In a village where urine ran in a trench through the street, I have photos of the “banyo” we built near Johnny’s house. I have a snapshot of a small shack where seventeen people lived. I have a photo of a young girl with her belly swollen from malnutrition.
And there we were—a bunch of teenagers from Michigan—hauling rocks, carrying water, mixing cement, building pit toilets, working on a school, singing in churches, playing baseball with children, and giving them lots of piggyback rides.
The poverty was painful and profound. One of our adult leaders was taking construction notes with a stubby little pencil only a couple inches long. The lead broke. Annoyed, he tossed the pencil onto a nearby trash heap. What happened next stunned me. Several village children immediately raced for the pencil. Not a new pencil. Not a package of pencils with pristine erasers. A broken pencil. One little boy reached that stubby pencil first. I can still see him standing there, cradling that broken pencil stub like a priceless treasure. Because in a place with no toys and few school supplies, that is exactly what it was.
A few days later, our mission team headed home. After landing at O’Hare, we stopped at the Wendy’s spanning Interstate 294 in the Hinsdale Oasis. I ordered a hamburger, and I cried over it. I felt guilty for eating a whole hamburger by myself. Just a day earlier I had walked through a village where children went hungry. I had seen families surviving with almost nothing and I had played with kids who had never owned a pair of shoes.
Today I am a grandmother. The boys who borrowed my sunglasses are fathers and grandfathers themselves. They may even be married to the little girl with the swollen belly. The children who played baseball with us are now playing baseball with children and grandchildren of their own. A lot has changed. But one thing has not. They are still God’s children.
Because many of the people crossing our borders today come from poor villages just like Cabellona. They are not threats, burdens, invaders, or problems to be solved. They are Mylar and Rudy, Rebekka and Ruth. They are not headlines and hashtags. They are people. They are mothers and fathers. Children and grandparents. Workers and worshippers.
When I was eighteen years old, my church taught me to love being with the people of Cabellona. We prayed with them. We sang with them. We worked beside them. We sweated with them. We laughed with them. We called them our brothers and sisters. We treated each other as one family of God.
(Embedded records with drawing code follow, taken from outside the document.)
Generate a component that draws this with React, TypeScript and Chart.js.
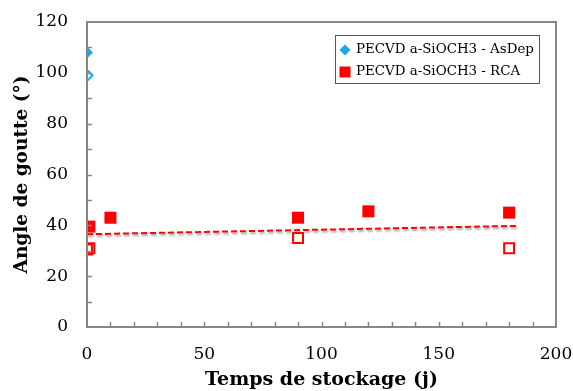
import React, { useEffect, useRef } from 'react';
import { Chart, registerables } from 'chart.js';
Chart.register(...registerables);

const asDepFilledX = [0];
const asDepFilledY = [108];
const asDepHollowX = [0];
const asDepHollowY = [99];
const rcaFilledX = [1, 10, 90, 120, 180];
const rcaFilledY = [39.5, 43, 43, 45.5, 45];
const rcaHollowX = [0, 1, 90, 180];
const rcaHollowY = [30.5, 31, 35, 31];
const trendX = [0, 184];
const trendY = [36.5, 39.8];
const legendLabels = ['PECVD a-SiOCH3 - AsDep', 'PECVD a-SiOCH3 - RCA'];
const xTitle = 'Temps de stockage (j)';
const yTitle = 'Angle de goutte (°)';

const BLUE = '#1AA7EC';
const RED = '#FF0000';
const FONT = '"DejaVu Serif", serif';

const pts = (xs: number[], ys: number[]) => xs.map((x, i) => ({ x, y: ys[i] }));

const framePlugin = {
  id: 'frame',
  beforeDatasetDraw(chart: any, args: any) {
    if (args.index === 4) {
      const ctx = chart.ctx;
      ctx.save();
      ctx.shadowColor = 'rgba(0,0,0,0.35)';
      ctx.shadowOffsetY = 2;
      ctx.shadowOffsetX = 1;
      ctx.shadowBlur = 2;
    }
  },
  afterDatasetDraw(chart: any, args: any) {
    if (args.index === 4) chart.ctx.restore();
  },
  afterDraw(chart: any) {
    const ctx = chart.ctx;
    const { left, right, top, bottom } = chart.chartArea;
    const xs = chart.scales.x;
    const ys = chart.scales.y;
    ctx.save();
    ctx.strokeStyle = '#868686';
    ctx.lineWidth = 2;
    ctx.strokeRect(left, top, right - left, bottom - top);
    ctx.lineWidth = 1.5;
    for (let v = 10; v < 200; v += 10) {
      const px = Math.round(xs.getPixelForValue(v)) + 0.5;
      ctx.beginPath();
      ctx.moveTo(px, bottom);
      ctx.lineTo(px, bottom - 5);
      ctx.stroke();
    }
    for (let v = 10; v < 120; v += 10) {
      const py = Math.round(ys.getPixelForValue(v)) + 0.5;
      ctx.beginPath();
      ctx.moveTo(left, py);
      ctx.lineTo(left + 5, py);
      ctx.stroke();
    }
    // legend
    const lx = 335.5, ly = 35.5, lw = 204, lh = 48;
    ctx.fillStyle = '#fff';
    ctx.fillRect(lx, ly, lw, lh);
    ctx.strokeStyle = '#555';
    ctx.lineWidth = 1;
    ctx.strokeRect(lx, ly, lw, lh);
    ctx.fillStyle = BLUE;
    ctx.beginPath();
    ctx.moveTo(345, 44.5);
    ctx.lineTo(350.5, 50);
    ctx.lineTo(345, 55.5);
    ctx.lineTo(339.5, 50);
    ctx.closePath();
    ctx.fill();
    ctx.fillStyle = RED;
    ctx.fillRect(339.5, 66.5, 11, 11);
    ctx.fillStyle = '#000';
    ctx.font = '13.4px ' + FONT;
    ctx.textBaseline = 'middle';
    ctx.fillText(legendLabels[0], 356, 50);
    ctx.fillText(legendLabels[1], 356, 72);
    ctx.restore();
  },
};

export default function App() {
  const ref = useRef<HTMLCanvasElement>(null);
  useEffect(() => {
    document.body.style.margin = '0';
    const chart = new Chart(ref.current as HTMLCanvasElement, {
      type: 'scatter',
      data: {
        datasets: [
          { data: pts(asDepFilledX, asDepFilledY), pointStyle: 'rectRot', pointRadius: 6, backgroundColor: BLUE, borderColor: BLUE, borderWidth: 0 },
          { data: pts(asDepHollowX, asDepHollowY), pointStyle: 'rectRot', pointRadius: 5.5, backgroundColor: '#fff', borderColor: BLUE, borderWidth: 2 },
          { data: pts(rcaFilledX, rcaFilledY), pointStyle: 'rect', pointRadius: 8.5, backgroundColor: RED, borderColor: RED, borderWidth: 0 },
          { data: pts(rcaHollowX, rcaHollowY), pointStyle: 'rect', pointRadius: 7, backgroundColor: 'rgba(255,255,255,0)', borderColor: RED, borderWidth: 2 },
          { data: pts(trendX, trendY), showLine: true, pointRadius: 0, borderColor: RED, borderWidth: 2, borderDash: [6, 3], fill: false },
        ] as any,
      },
      options: {
        animation: false,
        responsive: false,
        layout: { padding: { top: 22, right: 17, left: 0, bottom: 0 } },
        plugins: { legend: { display: false }, tooltip: { enabled: false } },
        scales: {
          x: {
            type: 'linear', min: 0, max: 200,
            afterFit: (s: any) => { s.height = 64; },
            grid: { display: true, drawOnChartArea: false, drawTicks: true, tickLength: 17, tickColor: 'rgba(0,0,0,0)' },
            border: { display: false },
            ticks: { stepSize: 50, padding: 0, color: '#000', font: { family: FONT, size: 17 } },
            title: { display: true, text: xTitle, color: '#000', padding: { top: 0, bottom: 0 }, font: { family: FONT, size: 19, weight: 'bold' } },
          },
          y: {
            type: 'linear', min: 0, max: 120,
            afterFit: (s: any) => { s.width = 87; },
            grid: { display: true, drawOnChartArea: false, drawTicks: true, tickLength: 19, tickColor: 'rgba(0,0,0,0)' },
            border: { display: false },
            ticks: { stepSize: 20, padding: 0, color: '#000', font: { family: FONT, size: 17 } },
            title: { display: true, text: yTitle, color: '#000', padding: { top: 11, bottom: 0 }, font: { family: FONT, size: 18.5, weight: 'bold' } },
          },
        },
      } as any,
      plugins: [framePlugin],
    });
    return () => chart.destroy();
  }, []);
  return <canvas ref={ref} width={573} height={391} style={{ display: 'block' }} />;
}
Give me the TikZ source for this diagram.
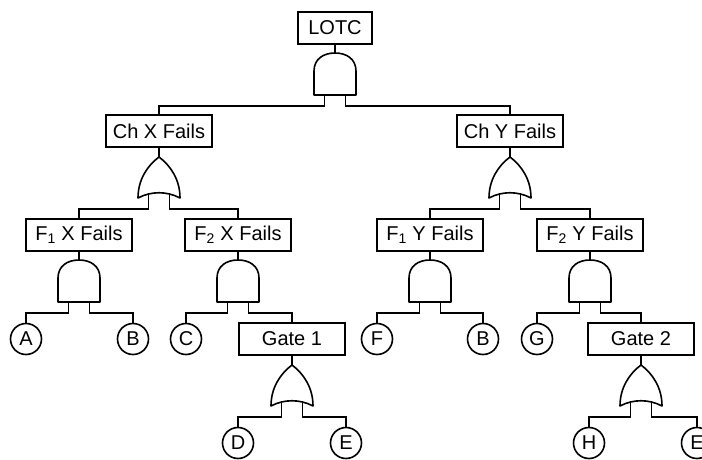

But today, somewhere along the way, many Christians seem to have forgotten those lessons. When these people lived in Cabellona, we sent them love-filled mission teams. But when those same people show up at our borders, we call them criminals and demand that they be deported. When they lived far away, we collected offerings. But when they want to live next door, we collect grievances. When they were strangers in another country, we called them neighbors. But today we are calling them enemies and blaming them for long-standing systemic problems in the United States.
What changed? Not the people. Not the image of God within them. The only thing that changed was their distance from us.
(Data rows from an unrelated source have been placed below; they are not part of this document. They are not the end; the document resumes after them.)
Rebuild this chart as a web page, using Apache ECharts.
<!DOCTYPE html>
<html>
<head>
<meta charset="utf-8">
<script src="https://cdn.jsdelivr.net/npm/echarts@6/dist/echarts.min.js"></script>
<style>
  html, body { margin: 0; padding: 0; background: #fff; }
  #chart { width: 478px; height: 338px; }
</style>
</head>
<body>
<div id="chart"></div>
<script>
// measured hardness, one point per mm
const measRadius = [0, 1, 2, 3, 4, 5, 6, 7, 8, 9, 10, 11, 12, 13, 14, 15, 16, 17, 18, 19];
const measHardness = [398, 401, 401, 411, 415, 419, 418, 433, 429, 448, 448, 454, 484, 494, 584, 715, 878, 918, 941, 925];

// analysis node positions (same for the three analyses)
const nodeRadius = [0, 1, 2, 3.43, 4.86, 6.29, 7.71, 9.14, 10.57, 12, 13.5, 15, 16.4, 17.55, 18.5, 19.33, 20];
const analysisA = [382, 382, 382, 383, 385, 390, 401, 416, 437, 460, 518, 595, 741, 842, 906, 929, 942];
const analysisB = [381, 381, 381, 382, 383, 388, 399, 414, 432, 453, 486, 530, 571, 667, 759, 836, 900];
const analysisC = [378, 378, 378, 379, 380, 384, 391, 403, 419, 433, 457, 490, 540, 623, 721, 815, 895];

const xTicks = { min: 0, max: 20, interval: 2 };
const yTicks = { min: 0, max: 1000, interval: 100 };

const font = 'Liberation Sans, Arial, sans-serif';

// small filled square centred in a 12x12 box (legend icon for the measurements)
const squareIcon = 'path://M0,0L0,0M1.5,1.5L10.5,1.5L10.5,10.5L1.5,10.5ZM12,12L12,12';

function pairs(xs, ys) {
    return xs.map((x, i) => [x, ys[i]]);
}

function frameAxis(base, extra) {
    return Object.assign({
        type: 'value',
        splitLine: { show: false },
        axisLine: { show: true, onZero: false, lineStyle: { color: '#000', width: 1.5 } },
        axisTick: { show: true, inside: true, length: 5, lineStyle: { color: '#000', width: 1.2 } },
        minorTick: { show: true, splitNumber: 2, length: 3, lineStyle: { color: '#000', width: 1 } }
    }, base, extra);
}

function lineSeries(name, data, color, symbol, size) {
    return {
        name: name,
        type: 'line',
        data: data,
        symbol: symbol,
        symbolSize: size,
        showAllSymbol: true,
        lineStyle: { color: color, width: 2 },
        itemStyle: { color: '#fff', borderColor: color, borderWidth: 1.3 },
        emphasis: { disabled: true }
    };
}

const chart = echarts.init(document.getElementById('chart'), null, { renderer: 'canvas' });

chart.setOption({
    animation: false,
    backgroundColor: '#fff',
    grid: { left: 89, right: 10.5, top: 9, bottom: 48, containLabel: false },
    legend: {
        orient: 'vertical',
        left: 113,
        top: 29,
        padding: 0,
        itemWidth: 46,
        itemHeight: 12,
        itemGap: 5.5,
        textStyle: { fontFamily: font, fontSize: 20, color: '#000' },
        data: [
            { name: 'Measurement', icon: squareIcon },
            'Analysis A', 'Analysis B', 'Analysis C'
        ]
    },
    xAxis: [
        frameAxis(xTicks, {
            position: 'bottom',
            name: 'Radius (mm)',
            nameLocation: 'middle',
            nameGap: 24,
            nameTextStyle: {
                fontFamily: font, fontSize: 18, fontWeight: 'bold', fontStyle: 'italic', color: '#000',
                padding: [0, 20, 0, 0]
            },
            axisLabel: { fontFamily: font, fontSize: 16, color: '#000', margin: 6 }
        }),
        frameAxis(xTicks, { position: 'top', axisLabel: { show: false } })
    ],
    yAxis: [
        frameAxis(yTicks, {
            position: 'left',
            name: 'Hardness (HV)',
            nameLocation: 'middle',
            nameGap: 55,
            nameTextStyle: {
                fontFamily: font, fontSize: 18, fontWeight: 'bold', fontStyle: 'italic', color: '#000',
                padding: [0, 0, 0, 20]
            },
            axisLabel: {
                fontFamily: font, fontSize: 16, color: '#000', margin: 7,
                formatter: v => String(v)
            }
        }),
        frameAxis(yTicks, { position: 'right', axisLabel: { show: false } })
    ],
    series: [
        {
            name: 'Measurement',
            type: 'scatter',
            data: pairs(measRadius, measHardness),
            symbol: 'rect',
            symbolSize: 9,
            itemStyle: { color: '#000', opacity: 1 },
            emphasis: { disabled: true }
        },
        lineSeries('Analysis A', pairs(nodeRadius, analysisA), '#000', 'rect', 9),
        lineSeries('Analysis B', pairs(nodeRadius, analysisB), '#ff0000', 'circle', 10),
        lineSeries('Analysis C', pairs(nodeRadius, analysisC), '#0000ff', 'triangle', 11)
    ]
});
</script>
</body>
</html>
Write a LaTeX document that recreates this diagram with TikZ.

Today, too often from pulpits, podcasts, screens, and social media feeds, we hear fear instead of fellowship. We exude scorn instead of solidarity. We are filled with contempt instead of compassion. We want walls instead of welcomes. We have forgotten that the people who live in desperate poverty beyond our borders were our neighbors then, and they are still our neighbors now.
Years ago, we crossed a border to serve a little village of Haitian immigrants living in the Dominican Republic. We crossed that border to serve Santana and Mylar, Rudy, Ruth, and Rebekka. Because we knew they were beloved children of God. Because we could see Christ in their brown faces.
Today, faces like theirs are showing up at our borders, and yet we refuse to find them space in our photo albums.
What has happened to us?
Because if we could see Christ in the face of a Haitian child in Cabellona but cannot see Christ in the face of a Haitian immigrant today, then the border that most needs crossing is not between nations. It is within us.